[DATA EXCERPT start]
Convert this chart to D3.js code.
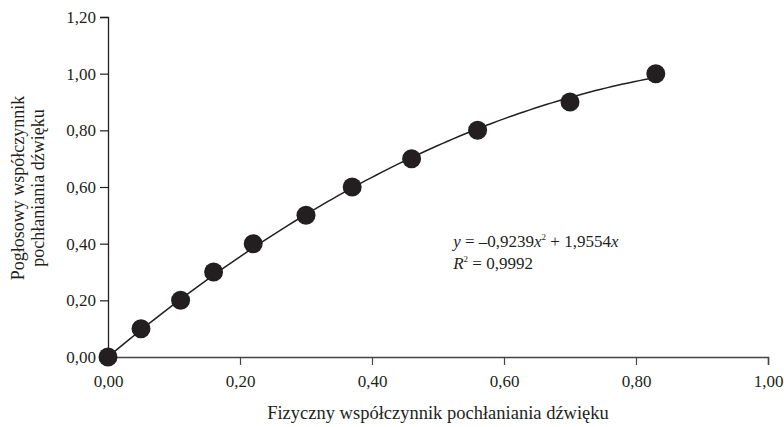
<!DOCTYPE html>
<html>
<head>
<meta charset="utf-8">
<script src="https://cdn.jsdelivr.net/npm/d3@7"></script>
<style>
  body { margin: 0; background: #fff; }
  svg text { font-family: "Liberation Serif", "Times New Roman", serif; fill: #231f20; }
</style>
</head>
<body>
<svg id="view"></svg>
<script>
// measured points (physical vs reverberation absorption coefficient)
const fizyczny = [0.00, 0.05, 0.11, 0.16, 0.22, 0.30, 0.37, 0.46, 0.56, 0.70, 0.83];
const poglosowy = [0.00, 0.10, 0.20, 0.30, 0.40, 0.50, 0.60, 0.70, 0.80, 0.90, 1.00];
const xTicks = [0, 0.2, 0.4, 0.6, 0.8, 1.0];
const yTicks = [0, 0.2, 0.4, 0.6, 0.8, 1.0, 1.2];
// trendline coefficients, as printed on the chart
const trendA = -0.9239, trendB = 1.9554;
const trendR2 = "0,9992";

const width = 784, height = 427;
const margin = {top: 17, right: 16, bottom: 70, left: 108};
const w = width - margin.left - margin.right;
const h = height - margin.top - margin.bottom;

const svg = d3.select('#view')
    .attr('width', width)
    .attr('height', height)
  .append('g')
    .attr('transform', `translate(${margin.left},${margin.top})`);

const x = d3.scaleLinear().domain([0, 1]).range([0, w]);
const y = d3.scaleLinear().domain([0, 1.2]).range([h, 0]);
const fmt = d => d3.format('.2f')(d).replace('.', ',');

// y axis
const yAxis = svg.append('g')
    .call(d3.axisLeft(y).tickValues(yTicks).tickFormat(fmt).tickSize(8).tickPadding(4));
yAxis.select('.domain').attr('stroke', '#231f20').attr('stroke-width', 1.3);
yAxis.selectAll('.tick line').attr('stroke', '#231f20').attr('stroke-width', 1.2);
yAxis.selectAll('.tick text').style('font-size', '17px').attr('font-family', null);

// x axis
const xAxis = svg.append('g')
    .attr('transform', `translate(0,${h})`)
    .call(d3.axisBottom(x).tickValues(xTicks).tickFormat(fmt).tickSize(8).tickPadding(10));
xAxis.select('.domain').attr('stroke', '#444').attr('stroke-width', 1.5);
xAxis.selectAll('.tick line').attr('stroke', '#444').attr('stroke-width', 1.2);
xAxis.selectAll('.tick text').style('font-size', '17px').attr('font-family', null);

// trendline y = a x^2 + b x, over the measured range
const xs = d3.range(0, 101).map(i => d3.max(fizyczny) * i / 100);
const line = d3.line()
    .x(d => x(d))
    .y(d => y(trendA * d * d + trendB * d));
svg.append('path')
    .datum(xs)
    .attr('fill', 'none')
    .attr('stroke', '#231f20')
    .attr('stroke-width', 1.5)
    .attr('d', line);

// points
svg.selectAll('.dot')
    .data(fizyczny.map((d, i) => ({x: d, y: poglosowy[i]})))
    .enter()
    .append('circle')
    .attr('class', 'dot')
    .attr('cx', d => x(d.x))
    .attr('cy', d => y(d.y))
    .attr('r', 9.5)
    .attr('fill', '#231f20');

// equation
const eqX = x(0.523), eqY = y(0.397) + 2;
const eq = svg.append('text')
    .attr('x', eqX)
    .attr('y', eqY)
    .style('font-size', '17px');
eq.append('tspan').attr('font-style', 'italic').text('y');
eq.append('tspan').text(' = –' + d3.format('.4f')(-trendA).replace('.', ','));
eq.append('tspan').attr('font-style', 'italic').text('x');
eq.append('tspan').attr('dy', -7).style('font-size', '9px').text('2');
eq.append('tspan').attr('dy', 7).text(' + ' + d3.format('.4f')(trendB).replace('.', ','));
eq.append('tspan').attr('font-style', 'italic').text('x');

const r2 = svg.append('text')
    .attr('x', eqX)
    .attr('y', eqY + 22)
    .style('font-size', '17px');
r2.append('tspan').attr('font-style', 'italic').text('R');
r2.append('tspan').attr('dy', -7).style('font-size', '9px').text('2');
r2.append('tspan').attr('dy', 7).text(' = ' + trendR2);

// axis titles
svg.append('text')
    .attr('x', w / 2)
    .attr('y', h + 62)
    .attr('text-anchor', 'middle')
    .style('font-size', '18.5px')
    .text('Fizyczny współczynnik pochłaniania dźwięku');

const yTitle = svg.append('text')
    .attr('transform', `translate(${-84},${y(0.6) + 1}) rotate(-90)`)
    .attr('text-anchor', 'middle')
    .style('font-size', '18px');
yTitle.append('tspan').attr('x', 0).attr('y', 0).text('Pogłosowy współczynnik');
yTitle.append('tspan').attr('x', 0).attr('y', 20).text('pochłaniania dźwięku');
</script>
</body>
</html>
[DATA EXCERPT end]
◆ **TASK BRIEF**:
Please set down each line of the data above exactly as written, without the pictures.

◆ **RESPONSE BELOW**:
Convert this chart to D3.js code.
<!DOCTYPE html>
<html>
<head>
<meta charset="utf-8">
<script src="https://cdn.jsdelivr.net/npm/d3@7"></script>
<style>
  body { margin: 0; background: #fff; }
  svg text { font-family: "Liberation Serif", "Times New Roman", serif; fill: #231f20; }
</style>
</head>
<body>
<svg id="view"></svg>
<script>
// measured points (physical vs reverberation absorption coefficient)
const fizyczny = [0.00, 0.05, 0.11, 0.16, 0.22, 0.30, 0.37, 0.46, 0.56, 0.70, 0.83];
const poglosowy = [0.00, 0.10, 0.20, 0.30, 0.40, 0.50, 0.60, 0.70, 0.80, 0.90, 1.00];
const xTicks = [0, 0.2, 0.4, 0.6, 0.8, 1.0];
const yTicks = [0, 0.2, 0.4, 0.6, 0.8, 1.0, 1.2];
// trendline coefficients, as printed on the chart
const trendA = -0.9239, trendB = 1.9554;
const trendR2 = "0,9992";

const width = 784, height = 427;
const margin = {top: 17, right: 16, bottom: 70, left: 108};
const w = width - margin.left - margin.right;
const h = height - margin.top - margin.bottom;

const svg = d3.select('#view')
    .attr('width', width)
    .attr('height', height)
  .append('g')
    .attr('transform', `translate(${margin.left},${margin.top})`);

const x = d3.scaleLinear().domain([0, 1]).range([0, w]);
const y = d3.scaleLinear().domain([0, 1.2]).range([h, 0]);
const fmt = d => d3.format('.2f')(d).replace('.', ',');

// y axis
const yAxis = svg.append('g')
    .call(d3.axisLeft(y).tickValues(yTicks).tickFormat(fmt).tickSize(8).tickPadding(4));
yAxis.select('.domain').attr('stroke', '#231f20').attr('stroke-width', 1.3);
yAxis.selectAll('.tick line').attr('stroke', '#231f20').attr('stroke-width', 1.2);
yAxis.selectAll('.tick text').style('font-size', '17px').attr('font-family', null);

// x axis
const xAxis = svg.append('g')
    .attr('transform', `translate(0,${h})`)
    .call(d3.axisBottom(x).tickValues(xTicks).tickFormat(fmt).tickSize(8).tickPadding(10));
xAxis.select('.domain').attr('stroke', '#444').attr('stroke-width', 1.5);
xAxis.selectAll('.tick line').attr('stroke', '#444').attr('stroke-width', 1.2);
xAxis.selectAll('.tick text').style('font-size', '17px').attr('font-family', null);

// trendline y = a x^2 + b x, over the measured range
const xs = d3.range(0, 101).map(i => d3.max(fizyczny) * i / 100);
const line = d3.line()
    .x(d => x(d))
    .y(d => y(trendA * d * d + trendB * d));
svg.append('path')
    .datum(xs)
    .attr('fill', 'none')
    .attr('stroke', '#231f20')
    .attr('stroke-width', 1.5)
    .attr('d', line);

// points
svg.selectAll('.dot')
    .data(fizyczny.map((d, i) => ({x: d, y: poglosowy[i]})))
    .enter()
    .append('circle')
    .attr('class', 'dot')
    .attr('cx', d => x(d.x))
    .attr('cy', d => y(d.y))
    .attr('r', 9.5)
    .attr('fill', '#231f20');

// equation
const eqX = x(0.523), eqY = y(0.397) + 2;
const eq = svg.append('text')
    .attr('x', eqX)
    .attr('y', eqY)
    .style('font-size', '17px');
eq.append('tspan').attr('font-style', 'italic').text('y');
eq.append('tspan').text(' = –' + d3.format('.4f')(-trendA).replace('.', ','));
eq.append('tspan').attr('font-style', 'italic').text('x');
eq.append('tspan').attr('dy', -7).style('font-size', '9px').text('2');
eq.append('tspan').attr('dy', 7).text(' + ' + d3.format('.4f')(trendB).replace('.', ','));
eq.append('tspan').attr('font-style', 'italic').text('x');

const r2 = svg.append('text')
    .attr('x', eqX)
    .attr('y', eqY + 22)
    .style('font-size', '17px');
r2.append('tspan').attr('font-style', 'italic').text('R');
r2.append('tspan').attr('dy', -7).style('font-size', '9px').text('2');
r2.append('tspan').attr('dy', 7).text(' = ' + trendR2);

// axis titles
svg.append('text')
    .attr('x', w / 2)
    .attr('y', h + 62)
    .attr('text-anchor', 'middle')
    .style('font-size', '18.5px')
    .text('Fizyczny współczynnik pochłaniania dźwięku');

const yTitle = svg.append('text')
    .attr('transform', `translate(${-84},${y(0.6) + 1}) rotate(-90)`)
    .attr('text-anchor', 'middle')
    .style('font-size', '18px');
yTitle.append('tspan').attr('x', 0).attr('y', 0).text('Pogłosowy współczynnik');
yTitle.append('tspan').attr('x', 0).attr('y', 20).text('pochłaniania dźwięku');
</script>
</body>
</html>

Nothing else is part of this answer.